To many liberals, Warren's words are hard not to take personally, especially if you're a woman and/or a member of the LGBT community. This is no mere game of "dozens"; reports come in daily of LGBT people assaulted or killed for no other reason than being queer; meanwhile the terrorism of anti-choice forces has reduced abortion, in many areas, to a right that exists only on paper. (Abortion is available in only 14 percent of U.S. counties.)
Seeking to find a beacon of light in this disheartening pick, your blogstress has penned a piece for The Huffington Post, "Transcendental Invocation". Here's a taste:
[T]he predictable back-and-forth between left and right around this issue leads me in moments when my worser angels -- you know, the less-than-angelic angels -- of my nature have my ear to wonder whether or not we just got Souljahed out. Would Obama step on our tails to make us squeal in order to look "normal" to the pro-America parts of the country?CLICK HERE TO READ ALL OF "TRANSCENDENTAL INVOCATION"

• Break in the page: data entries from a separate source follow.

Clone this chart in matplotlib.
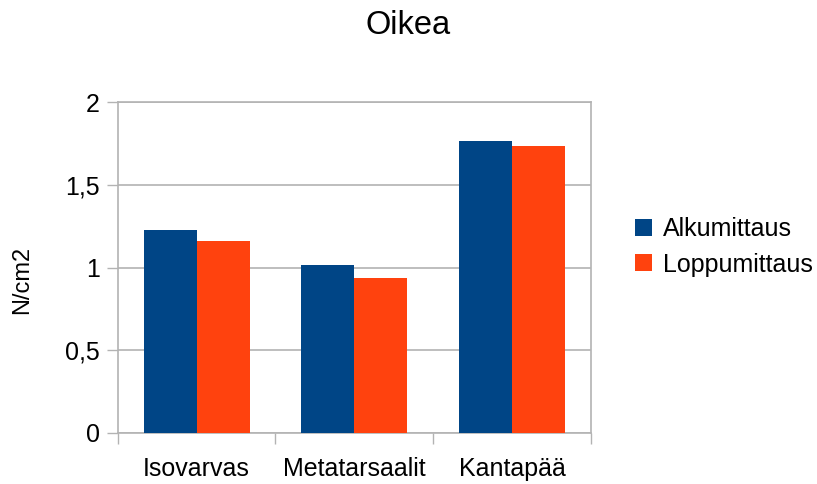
import matplotlib
matplotlib.use("Agg")
import matplotlib.pyplot as plt
import numpy as np

categories = ["Isovarvas", "Metatarsaalit", "Kantapää"]
series_names = ["Alkumittaus", "Loppumittaus"]
alkumittaus = [1.228, 1.016, 1.766]
loppumittaus = [1.161, 0.938, 1.736]
y_ticks = [0, 0.5, 1, 1.5, 2]
y_tick_labels = ["0", "0,5", "1", "1,5", "2"]

colors = ["#004586", "#ff420e"]
grid_color = "#b3b3b3"

plt.rcParams["font.family"] = ["Liberation Sans", "DejaVu Sans"]

fig = plt.figure(figsize=(8.17, 4.84), dpi=100)
ax = fig.add_axes([0.144, 0.1054, 0.5794, 0.6832])

x = np.arange(len(categories))
w = 0.336
ax.bar(x - w / 2, alkumittaus, width=w, color=colors[0], label=series_names[0], zorder=3)
ax.bar(x + w / 2, loppumittaus, width=w, color=colors[1], label=series_names[1], zorder=3)

ax.set_xlim(-0.5, len(categories) - 0.5)
ax.set_ylim(0, 2)
ax.set_yticks(y_ticks)
ax.set_yticklabels(y_tick_labels)
ax.yaxis.grid(True, color=grid_color, linewidth=1.2, zorder=0)
ax.set_axisbelow(True)

ax.set_xticks(x)
ax.set_xticklabels(categories)
ax.set_xticks(np.arange(-0.5, len(categories), 1), minor=True)
ax.tick_params(axis="x", which="major", length=0, pad=17, labelsize=18)
ax.tick_params(axis="x", which="minor", length=8, width=1, color=grid_color)
ax.tick_params(axis="y", length=8, width=1, color=grid_color, pad=5, labelsize=18)

for s in ax.spines.values():
    s.set_color(grid_color)
    s.set_linewidth(1.2)

fig.text(0.5, 0.948, "Oikea", ha="center", va="center", fontsize=23.5)
fig.text(0.027, 1 - 280 / 484, "N/cm2", rotation=90, ha="center", va="center", fontsize=17)

fig.legend(loc="center left", bbox_to_anchor=(0.7625, 0.4898), frameon=False,
           fontsize=18, handlelength=0.65, handleheight=0.65, handletextpad=0.45,
           labelspacing=0.45, borderpad=0)

fig.savefig("out.png", dpi=100)
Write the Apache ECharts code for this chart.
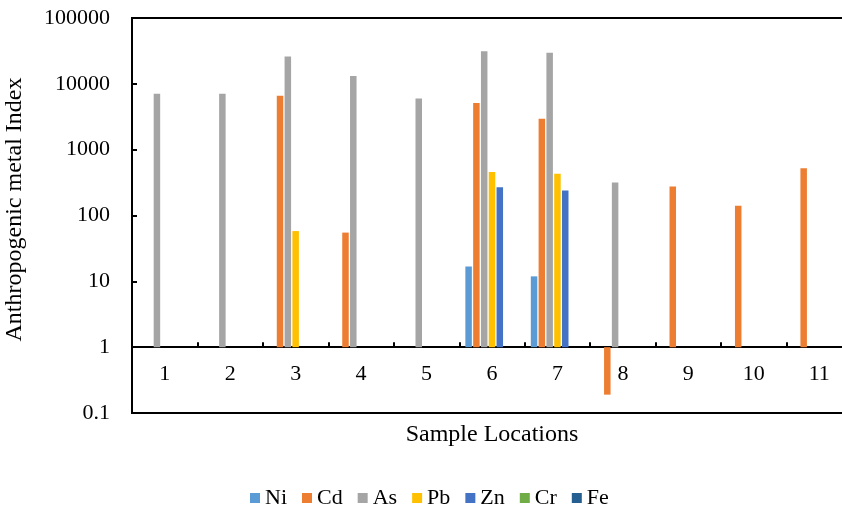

Let's consider another alternative -- please. Like any council of chiefs, the leadership of the religious right is often riven with jealousy and competition, as well as ideological differences between purists and pragmatists. Mainstream media have latched onto Warren's AIDS-fighting work in Africa and his preaching on environmental responsibility as evidence of his ostensibly kinder, gentler biblical Christianity though, by his own admission, the difference between Warren and authoritarian right-wing media mogul James Dobson is merely one of "tone". Yet Warren isn't really of the clique of religious-right leaders as we've come to know them: the Dobson mob, the Robertson cabal, the Falwell gang. (These form the syndicate that holds the rights to the GOP's electoral ground game; it is through their churches and associations that grass roots activists and voters are turned out.)
With his 25 million books sold and four megachurches with congregations in the tens of thousands, there's likely a bit of resentment against Warren among the council of elder pooh-bahs. (In his e-mail to followers, Tony Perkins snipes, "Let's hope that Rick Warren will use his channel of communication to the new President to press him for more pro-family policies-rather than simply being used by Mr. Obama to make political inroads with evangelicals.")
If the campaign revealed anything about the president-elect, it is his use of existing dynamics to his own advantage, knowing when to get out of the way of -- or lend a hand to -- Nature as she takes her course. The leaders of the religious right are far less dangerous to the rest of us when sniping among themselves. Could it be that, in elevating Warren so high above the rest, Obama has tossed an apple of discord over the right fence, a clever bait of distraction?
Perhaps I think too wishfully as I look to find a reason to believe.